The EDAM tariff is the largest and most complex suite of software enhancements since CAISO’s market redesign and technology upgrade almost 15 years ago, and it requires the ISO itself to change its internal rules to participate smoothly.
On March 7, FERC accepted all of the proposed rules except for the proposal to calculate EDAM historical revenue recovery, which drew a protest from Southern California Edison.
EDAM participation might affect the allocation of revenues that transmission owners get for using their transmission system, and the ISO proposed an “EDAM access charge” to recover any shortfalls relative to historical revenues.
The charge is designed to recover three types of costs: foregone historical transmission revenue from sales of short-term firm and nonfirm transmission products under the transmission service provider’s tariff; any new lines that get approved to increase transfer capability between EDAM entities based on the proportional ratio of historical short-term sales to overall historic transmission revenues; and foregone revenues for the use of the grid when wheeling through transfer volumes in a balancing authority are greater than total import and export transfer volumes for it.

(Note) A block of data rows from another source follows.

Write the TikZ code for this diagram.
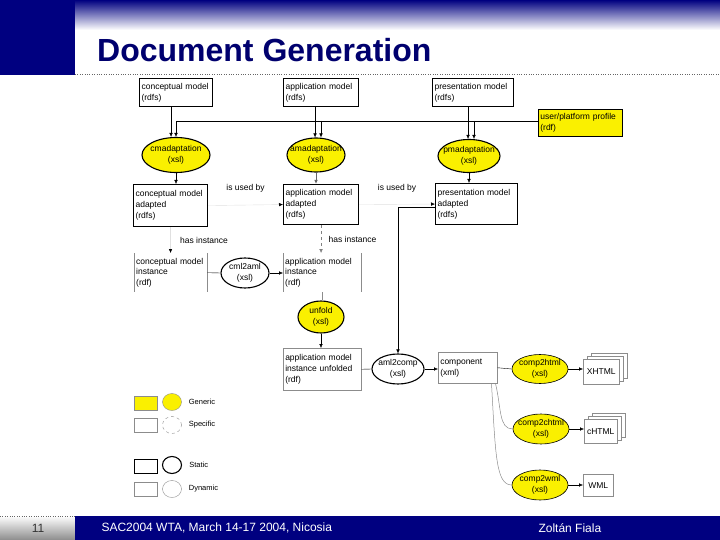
\documentclass[tikz,border=0pt]{standalone}
\usepackage{fontspec}
\setmainfont{Liberation Sans}
\usepackage{tikz}
\usetikzlibrary{positioning, shapes.geometric, arrows.meta}
\definecolor{navy}{RGB}{0,0,128}
\definecolor{titleblue}{RGB}{0,0,110}
\definecolor{genyellow}{RGB}{250,240,0}

\begin{document}
\begin{tikzpicture}[x=1pt,y=-1pt,>={Latex[length=4pt,width=3.5pt]},font=\fontsize{8.5}{10.8}\selectfont]

	\tikzstyle{statbox}=[draw=black,line width=1.1pt,anchor=north west,align=left,inner sep=2pt]
	\tikzstyle{dynbox}=[draw=black!45,line width=0.5pt,fill=white,anchor=north west,align=left,inner sep=2pt]
	\tikzstyle{sidebox}=[anchor=north west,align=left,inner sep=2pt]
	\tikzstyle{trafo}=[ellipse,draw=black,line width=1.1pt,inner xsep=-8pt,inner ysep=-1pt,align=center]
	\tikzstyle{thintrafo}=[ellipse,draw=black,line width=0.6pt,inner xsep=-8pt,inner ysep=-1pt,align=center]
	\tikzstyle{generic}=[fill=genyellow]
	\tikzstyle{faint}=[draw=black!12,-{Latex[length=4pt,width=3.5pt,color=black]}]
	\tikzstyle{curvy}=[draw=black!45,line width=0.5pt]
	\tikzstyle{legtext}=[font=\fontsize{7.5}{8}\selectfont,inner sep=2pt]

	\useasboundingbox (0,0) rectangle (720,540);

	% slide frame
	\fill[navy] (0,0) rectangle (75,75);
	\shade[top color=navy,bottom color=white] (75,0) rectangle (720,30);
	\draw[dotted,black!60] (75,74) -- (720,74);
	\node[anchor=base west,font=\fontsize{32}{34}\selectfont\bfseries,text=titleblue,inner sep=0pt] (title) at (97,62) {Document Generation};
	\shade[top color=white,bottom color=black!45] (0,516) rectangle (75,540);
	\draw[dotted,black!60] (0,516) -- (75,516);
	\fill[navy] (75,516) rectangle (720,540);
	\node[font=\fontsize{12}{14}\selectfont,text=black!80] (pageno) at (38,528) {11};
	\node[anchor=west,font=\fontsize{12}{14}\selectfont,text=white] (event) at (98,528) {SAC2004 WTA, March 14-17 2004, Nicosia};
	\node[anchor=west,font=\fontsize{12}{14}\selectfont,text=white] (author) at (535,528) {Zoltán Fiala};

	% models
	\node[statbox,text width=69pt,minimum height=28pt] (cm) at (139,78) {conceptual model\\(rdfs)};
	\node[statbox,text width=71pt,minimum height=28pt] (am) at (283,78) {application model\\(rdfs)};
	\node[statbox,text width=77pt,minimum height=28pt] (pm) at (432,78) {presentation model\\(rdfs)};
	\node[statbox,generic,line width=0.7pt,text width=80pt,minimum height=27pt] (prof) at (538,109) {user/platform profile\\(rdf)};

	\node[trafo,generic,minimum width=68pt,minimum height=35pt] (cma) at (176,155) {cmadaptation\\(xsl)};
	\node[trafo,generic,minimum width=58pt,minimum height=34pt] (ama) at (316,155) {amadaptation\\(xsl)};
	\node[trafo,generic,minimum width=62pt,minimum height=33pt] (pma) at (469,156) {pmadaptation\\(xsl)};

	\node[statbox,text width=70pt,minimum height=42pt] (cmad) at (133,184) {conceptual model\\adapted\\(rdfs)};
	\node[statbox,text width=71pt,minimum height=40pt] (amad) at (283,184) {application model\\adapted\\(rdfs)};
	\node[statbox,text width=78pt,minimum height=41pt] (pmad) at (435,183) {presentation model\\adapted\\(rdfs)};

	\node[sidebox,text width=69pt,minimum height=39pt] (cmi) at (134,253) {conceptual model\\instance\\(rdf)};
	\node[sidebox,text width=74pt,minimum height=39pt] (ami) at (283,253) {application model\\instance\\(rdf)};
	\node[trafo,minimum width=48pt,minimum height=30pt] (cml) at (245,273) {cml2aml\\(xsl)};
	\node[trafo,generic,minimum width=46pt,minimum height=32pt] (unf) at (321,317) {unfold\\(xsl)};
	\node[dynbox,text width=74pt,minimum height=42pt] (amu) at (283,348) {application model\\instance unfolded\\(rdf)};
	\node[trafo,minimum width=52pt,minimum height=30pt] (a2c) at (398,369) {aml2comp\\(xsl)};
	\node[dynbox,text width=55pt,minimum height=31pt] (comp) at (438,352) {component\\(xml)};

	\node[thintrafo,generic,minimum width=56pt,minimum height=29pt] (c2h) at (540,369) {comp2html\\(xsl)};
	\node[thintrafo,generic,minimum width=56pt,minimum height=30pt] (c2c) at (541,429) {comp2chtml\\(xsl)};
	\node[thintrafo,generic,minimum width=56pt,minimum height=30pt] (c2w) at (540,485) {comp2wml\\(xsl)};

	\node[dynbox,minimum width=36pt,minimum height=25pt] (xhC) at (591,353) {};
	\node[dynbox,minimum width=36pt,minimum height=25pt] (xhB) at (587,356) {};
	\node[dynbox,minimum width=36pt,minimum height=25pt,align=center] (xh) at (583,359) {XHTML};
	\node[dynbox,minimum width=33pt,minimum height=24pt] (chC) at (592,413) {};
	\node[dynbox,minimum width=33pt,minimum height=24pt] (chB) at (588,416) {};
	\node[dynbox,minimum width=33pt,minimum height=24pt,align=center] (ch) at (584,419) {cHTML};
	\node[dynbox,minimum width=30pt,minimum height=22pt,align=center] (wml) at (583,474) {WML};

	% connectors
	\draw[->] ([xshift=-5pt]cm.south) -- ([xshift=-5pt]cm.south |- cma.north);
	\draw[->] ([xshift=-6pt]am.south) -- ([xshift=-6pt]am.south |- ama.north);
	\draw[->] ([xshift=-5pt]pm.south) -- ([xshift=-5pt]pm.south |- pma.north);
	\draw[->] ([yshift=2pt]prof.west) -| (cma.north);
	\draw[->] ([xshift=5pt]ama.north |- prof.west) ++(0,-2) -- ([xshift=5pt]ama.north);
	\draw[->] ([xshift=5pt]pma.north |- prof.west) ++(0,-2) -- ([xshift=5pt]pma.north);

	\draw[->] (cma.south) -- (cma.south |- cmad.north);
	\draw[->,draw=black!60,line width=1pt] (ama.south) -- (ama.south |- amad.north);
	\draw[->] (pma.south) -- (pma.south |- pmad.north);

	\draw[faint] (cmad.east) -- node[above=9pt,text=black] (used1) {is used by} (amad.west);
	\draw[faint] (amad.east) -- node[above=9pt,text=black] (used2) {is used by} (pmad.west);
	\draw[faint] (cmad.south) -- node[right=6pt,text=black] (inst1) {has instance} (cmad.south |- cmi.north);
	\draw[->,dashed,draw=black!50] (amad.south) -- node[right=4pt,text=black] (inst2) {has instance} (amad.south |- ami.north);

	\draw[draw=black!45] (cmi.north west) -- (cmi.south west) (cmi.north east) -- (cmi.south east);
	\draw[draw=black!45] (ami.north west) -- (ami.south west) (ami.north east) -- (ami.south east);

	\draw (cmi.east) -- (cml.west);
	\draw[->] (cml.east) -- (cml.east -| ami.west);
	\draw[draw=black!45] (ami.south) -- (ami.south |- unf.north);
	\draw[->] (unf.south) -- (unf.south |- amu.north);
	\draw (amu.east) -- (a2c.west);
	\draw[->] ([yshift=-3pt]pmad.west) -| (a2c.north);
	\draw[->] (a2c.east) -- (a2c.east -| comp.west);

	\draw (comp.east) -- (c2h.west);
	\draw[curvy] ([xshift=-2pt]comp.south east) .. controls +(6,25) and +(-14,0) .. (c2c.west);
	\draw[curvy] ([xshift=-6pt]comp.south east) .. controls +(4,70) and +(-16,0) .. (c2w.west);
	\draw[->] (c2h.east) -- (c2h.east -| xh.west);
	\draw[->] (c2c.east) -- (c2c.east -| ch.west);
	\draw[->] (c2w.east) -- (c2w.east -| wml.west);

	% legend
	\node[dynbox,generic,minimum width=23pt,minimum height=14pt] (lgGen) at (134,396) {};
	\node[ellipse,draw=black!45,generic,minimum width=19pt,minimum height=17pt,inner sep=0pt] (lgGenE) at (172,402) {};
	\node[legtext,right=5pt of lgGenE] (lgGenT) {Generic};
	\node[dynbox,minimum width=23pt,minimum height=14pt] (lgSpec) at (134,418) {};
	\node[ellipse,draw=black!45,dashed,minimum width=19pt,minimum height=17pt,inner sep=0pt] (lgSpecE) at (172,425) {};
	\node[legtext,right=5pt of lgSpecE] (lgSpecT) {Specific};
	\node[statbox,minimum width=23pt,minimum height=14pt] (lgStat) at (134,459) {};
	\node[ellipse,draw=black,line width=1.1pt,minimum width=19pt,minimum height=17pt,inner sep=0pt] (lgStatE) at (172,465) {};
	\node[legtext,right=5pt of lgStatE] (lgStatT) {Static};
	\node[dynbox,minimum width=23pt,minimum height=14pt] (lgDyn) at (134,482) {};
	\node[ellipse,draw=black!45,minimum width=19pt,minimum height=17pt,inner sep=0pt] (lgDynE) at (172,489) {};
	\node[legtext,right=5pt of lgDynE] (lgDynT) {Dynamic};

\end{tikzpicture}
\end{document}
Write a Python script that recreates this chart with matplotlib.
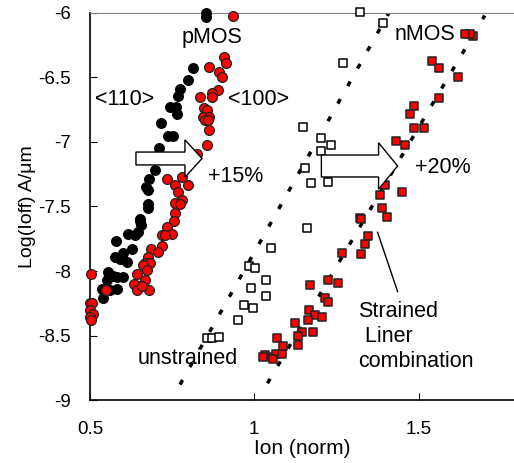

SCE did not take issue with the three allocation components for calculating revenue, but it protests the inclusion of “subscriber” participating transmission owners or other PTOs in the allocation of EDAM recoverable revenue.
The subscriber PTO model allows developers building lines to bring renewables from out of California that are not picked by the ISO’s planning process by signing up “subscribers” who will pay for the transmission line, which would be controlled by the ISO once operational. (See CAISO Board OKs Plan to Admit Subscriber-funded Transmission Lines.)
The subscriber model is new, so none of them will have historical costs and they would not provide transmission service because the ISO does that, SCE said.
SCE also argued the rules would provide windfalls to any subscriber PTOs just because they exist. CAISO argued it has limited the rules so subscriber PTOs will not get any undue revenue.
FERC did not weigh in on the dispute, but having rejected a related rule in the EDAM filing, it also rejected the historical cost recovery proposal without prejudice so something could be refiled after the marketwide rules are worked out. (See CAISO Wins (Nearly) Sweeping FERC Approval for EDAM.)
FERC accepted the other rules revisions, including settling transfer system resources, settling transfer revenue, settling EDAM resource sufficiency evaluation failure surcharges and enabling the net EDAM export transfer constraint.
The Department of Market Monitoring told FERC the net export transfer constraint limits were well designed to prevent the shifting of the responsibility for load curtailment from one EDAM participant to another. The method must allow enough flexibility to cover the dynamic nature of other EDAM entities’ load and resource uncertainty, DMM said.